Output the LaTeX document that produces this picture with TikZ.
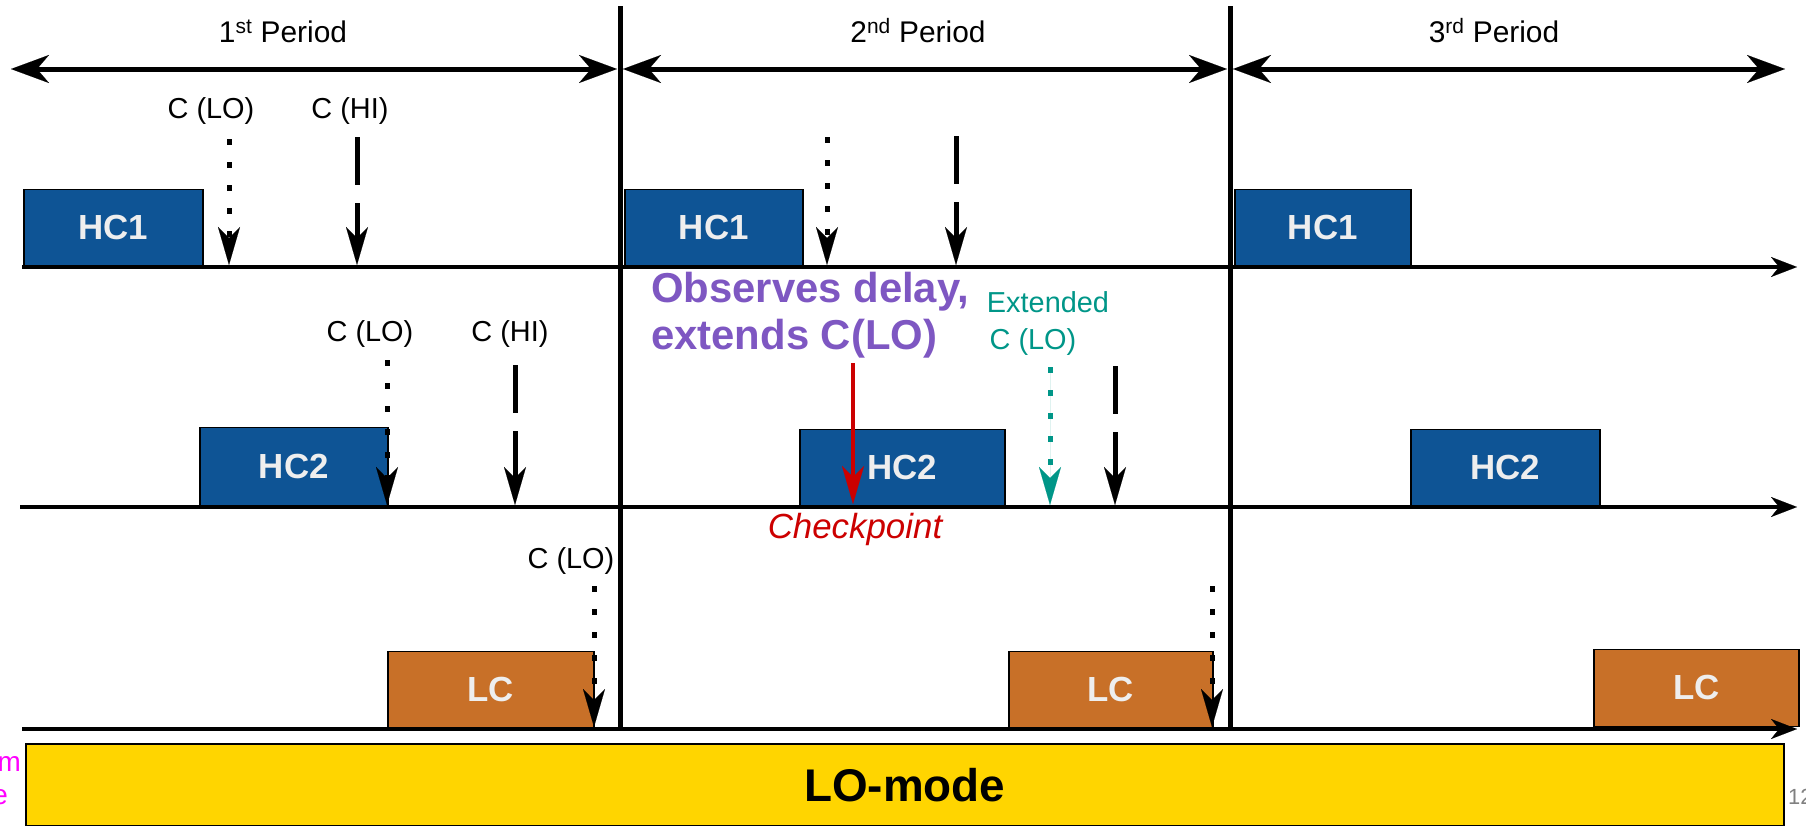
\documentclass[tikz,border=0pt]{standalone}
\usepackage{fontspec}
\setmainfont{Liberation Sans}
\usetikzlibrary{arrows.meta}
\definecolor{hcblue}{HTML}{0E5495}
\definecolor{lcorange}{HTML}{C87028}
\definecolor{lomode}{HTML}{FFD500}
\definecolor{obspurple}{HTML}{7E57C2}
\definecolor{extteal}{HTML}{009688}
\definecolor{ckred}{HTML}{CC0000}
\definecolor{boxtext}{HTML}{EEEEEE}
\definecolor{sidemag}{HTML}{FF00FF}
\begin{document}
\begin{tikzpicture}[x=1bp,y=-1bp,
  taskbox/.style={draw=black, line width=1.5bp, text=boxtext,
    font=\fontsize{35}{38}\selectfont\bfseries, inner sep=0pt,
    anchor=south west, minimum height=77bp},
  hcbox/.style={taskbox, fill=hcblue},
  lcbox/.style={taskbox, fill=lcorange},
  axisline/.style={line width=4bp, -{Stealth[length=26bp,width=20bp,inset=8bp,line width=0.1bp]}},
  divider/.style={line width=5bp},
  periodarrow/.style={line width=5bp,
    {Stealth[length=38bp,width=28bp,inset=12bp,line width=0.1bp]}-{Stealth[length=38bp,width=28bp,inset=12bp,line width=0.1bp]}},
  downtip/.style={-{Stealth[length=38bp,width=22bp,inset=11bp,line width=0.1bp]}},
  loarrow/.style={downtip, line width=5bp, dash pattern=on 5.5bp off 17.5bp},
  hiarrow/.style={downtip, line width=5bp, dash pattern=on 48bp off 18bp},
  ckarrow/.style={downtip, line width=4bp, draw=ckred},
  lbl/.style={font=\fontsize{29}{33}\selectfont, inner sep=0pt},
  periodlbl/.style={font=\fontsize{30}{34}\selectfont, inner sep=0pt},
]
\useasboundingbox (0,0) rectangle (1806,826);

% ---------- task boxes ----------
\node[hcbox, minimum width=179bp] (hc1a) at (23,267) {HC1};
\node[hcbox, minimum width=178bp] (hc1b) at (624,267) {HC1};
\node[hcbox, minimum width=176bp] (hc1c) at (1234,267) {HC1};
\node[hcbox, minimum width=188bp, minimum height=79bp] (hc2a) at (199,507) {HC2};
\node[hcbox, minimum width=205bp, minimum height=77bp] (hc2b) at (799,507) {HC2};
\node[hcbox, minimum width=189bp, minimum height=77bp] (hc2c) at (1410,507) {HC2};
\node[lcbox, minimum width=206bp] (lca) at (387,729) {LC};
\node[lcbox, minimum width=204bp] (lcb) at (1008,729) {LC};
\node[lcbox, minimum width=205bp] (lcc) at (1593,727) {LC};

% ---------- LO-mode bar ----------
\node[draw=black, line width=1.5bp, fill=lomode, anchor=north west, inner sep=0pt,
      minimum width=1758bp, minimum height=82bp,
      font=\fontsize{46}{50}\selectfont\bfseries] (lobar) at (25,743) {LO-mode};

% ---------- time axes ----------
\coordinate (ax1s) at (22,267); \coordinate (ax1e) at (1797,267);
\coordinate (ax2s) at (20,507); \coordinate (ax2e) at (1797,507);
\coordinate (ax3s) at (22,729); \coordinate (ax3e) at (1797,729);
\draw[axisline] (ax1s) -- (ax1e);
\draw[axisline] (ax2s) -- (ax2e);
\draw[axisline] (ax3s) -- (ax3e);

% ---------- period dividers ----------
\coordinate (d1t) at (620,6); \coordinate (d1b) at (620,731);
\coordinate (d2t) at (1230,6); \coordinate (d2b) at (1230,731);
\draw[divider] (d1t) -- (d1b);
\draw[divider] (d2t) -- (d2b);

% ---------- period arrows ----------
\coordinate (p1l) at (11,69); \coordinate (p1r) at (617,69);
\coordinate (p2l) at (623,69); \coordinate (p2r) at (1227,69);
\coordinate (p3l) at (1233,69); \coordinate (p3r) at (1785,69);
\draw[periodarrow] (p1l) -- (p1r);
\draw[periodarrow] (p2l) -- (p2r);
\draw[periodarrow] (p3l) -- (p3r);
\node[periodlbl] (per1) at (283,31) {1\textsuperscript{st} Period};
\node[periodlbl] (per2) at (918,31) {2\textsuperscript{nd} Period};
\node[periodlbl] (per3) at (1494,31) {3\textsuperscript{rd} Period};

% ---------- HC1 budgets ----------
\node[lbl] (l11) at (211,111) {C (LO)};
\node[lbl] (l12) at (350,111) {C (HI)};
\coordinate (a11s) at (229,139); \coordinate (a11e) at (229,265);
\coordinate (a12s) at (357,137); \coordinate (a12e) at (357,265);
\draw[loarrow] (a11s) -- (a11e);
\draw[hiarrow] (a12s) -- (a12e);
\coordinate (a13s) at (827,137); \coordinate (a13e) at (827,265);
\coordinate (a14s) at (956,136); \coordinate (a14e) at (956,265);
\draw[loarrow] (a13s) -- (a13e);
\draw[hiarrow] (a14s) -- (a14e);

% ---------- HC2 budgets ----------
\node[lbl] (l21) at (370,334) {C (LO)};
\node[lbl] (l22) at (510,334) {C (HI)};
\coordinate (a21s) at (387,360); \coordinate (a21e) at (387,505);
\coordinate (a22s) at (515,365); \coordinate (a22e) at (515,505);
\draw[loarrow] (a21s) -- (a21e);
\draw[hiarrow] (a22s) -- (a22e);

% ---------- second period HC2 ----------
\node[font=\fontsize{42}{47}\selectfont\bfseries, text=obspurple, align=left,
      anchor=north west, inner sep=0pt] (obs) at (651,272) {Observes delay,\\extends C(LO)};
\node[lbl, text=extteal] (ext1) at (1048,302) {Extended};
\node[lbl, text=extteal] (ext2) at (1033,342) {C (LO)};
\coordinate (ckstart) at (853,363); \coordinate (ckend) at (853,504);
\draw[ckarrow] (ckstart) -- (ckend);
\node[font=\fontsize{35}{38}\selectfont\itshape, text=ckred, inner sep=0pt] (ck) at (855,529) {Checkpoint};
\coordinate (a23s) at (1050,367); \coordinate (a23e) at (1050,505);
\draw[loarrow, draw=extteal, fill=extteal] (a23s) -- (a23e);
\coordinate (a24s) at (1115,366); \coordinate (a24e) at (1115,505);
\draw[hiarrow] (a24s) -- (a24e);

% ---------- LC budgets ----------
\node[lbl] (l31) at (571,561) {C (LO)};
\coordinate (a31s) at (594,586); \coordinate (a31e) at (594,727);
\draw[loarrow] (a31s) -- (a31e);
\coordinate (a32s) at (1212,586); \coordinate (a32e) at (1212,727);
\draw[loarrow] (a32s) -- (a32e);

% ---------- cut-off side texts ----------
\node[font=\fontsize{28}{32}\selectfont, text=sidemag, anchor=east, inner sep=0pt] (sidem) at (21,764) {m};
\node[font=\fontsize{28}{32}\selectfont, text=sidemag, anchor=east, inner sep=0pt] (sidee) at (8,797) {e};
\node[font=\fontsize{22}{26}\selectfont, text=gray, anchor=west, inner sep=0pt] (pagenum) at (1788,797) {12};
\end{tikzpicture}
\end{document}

What to work on
Repeat the lines above, starting at the first and stopping after the line that holds "(0,0) rectangle (1806,826);", with the pictures left out.

Solved problem
Output the LaTeX document that produces this picture with TikZ.
\documentclass[tikz,border=0pt]{standalone}
\usepackage{fontspec}
\setmainfont{Liberation Sans}
\usetikzlibrary{arrows.meta}
\definecolor{hcblue}{HTML}{0E5495}
\definecolor{lcorange}{HTML}{C87028}
\definecolor{lomode}{HTML}{FFD500}
\definecolor{obspurple}{HTML}{7E57C2}
\definecolor{extteal}{HTML}{009688}
\definecolor{ckred}{HTML}{CC0000}
\definecolor{boxtext}{HTML}{EEEEEE}
\definecolor{sidemag}{HTML}{FF00FF}
\begin{document}
\begin{tikzpicture}[x=1bp,y=-1bp,
  taskbox/.style={draw=black, line width=1.5bp, text=boxtext,
    font=\fontsize{35}{38}\selectfont\bfseries, inner sep=0pt,
    anchor=south west, minimum height=77bp},
  hcbox/.style={taskbox, fill=hcblue},
  lcbox/.style={taskbox, fill=lcorange},
  axisline/.style={line width=4bp, -{Stealth[length=26bp,width=20bp,inset=8bp,line width=0.1bp]}},
  divider/.style={line width=5bp},
  periodarrow/.style={line width=5bp,
    {Stealth[length=38bp,width=28bp,inset=12bp,line width=0.1bp]}-{Stealth[length=38bp,width=28bp,inset=12bp,line width=0.1bp]}},
  downtip/.style={-{Stealth[length=38bp,width=22bp,inset=11bp,line width=0.1bp]}},
  loarrow/.style={downtip, line width=5bp, dash pattern=on 5.5bp off 17.5bp},
  hiarrow/.style={downtip, line width=5bp, dash pattern=on 48bp off 18bp},
  ckarrow/.style={downtip, line width=4bp, draw=ckred},
  lbl/.style={font=\fontsize{29}{33}\selectfont, inner sep=0pt},
  periodlbl/.style={font=\fontsize{30}{34}\selectfont, inner sep=0pt},
]
\useasboundingbox (0,0) rectangle (1806,826);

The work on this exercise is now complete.